Fouling-Resistant Ceramic Membranes for Treatment of Metastable Oil/Water EmulsionsEPA Contract Number: 68D4031
Title: Fouling-Resistant Ceramic Membranes for Treatment of Metastable Oil/Water Emulsions
Investigators: Higgins, Richard J.
Small Business: CeraMem Corporation
EPA Contact: Manager, SBIR Program
Project Period: September 1, 1994 through March 1, 1995
Project Amount: $55,000
RFA: Small Business Innovation Research (SBIR) - Phase I (1994) RFA Text | Recipients Lists
Research Category: Water and Watersheds , SBIR - Water and Wastewater , Small Business Innovation Research (SBIR)
Description:Billions of gallons of oily wastewaters are generated daily by a variety of industrial sources. One class of oily wastewaters, metastable oil/water emulsions, encompasses waste streams for which a need exists for more cost-effective and reliable treatment. Current treatment technologies for metastable oil/water emulsions are often costly and ineffective. Substantial impairment of water resources results from disposal of resulting inadequately treated waste streams. This proposal addresses development of a physical wastewater treatment process applicable to such waste streams, namely, crossflow ultrafiltration (UF) using novel ceramic membranes that are treated to have low-surface-free-energy, highly fouling-resistant surfaces. Processing of metastable oil-in-water emulsions with conventional UF membranes leads to rapid membrane fouling and flux decline and is generally uneconomic because of this problem.

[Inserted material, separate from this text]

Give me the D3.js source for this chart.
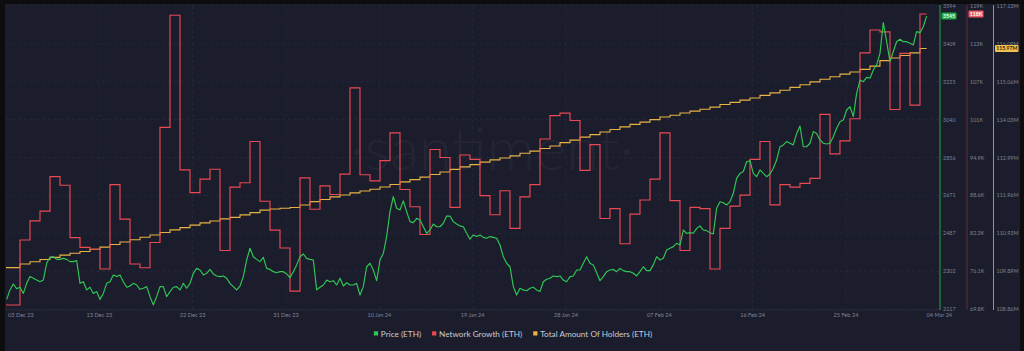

In this program, ceramic UF membranes with modified low-energy surfaces will be developed using low cost, high-surface area, mechanically stable supports. The resulting membrane modules will be evaluated for filtration properties using different types of metastable oil-in-water emulsions. The objective of these experiments will be definition of preferred membrane modification techniques and demonstration of the capability of surface-modified membranes to maintain high, stable permeate flux levels while producing a substantially hydrocarbon-free permeate.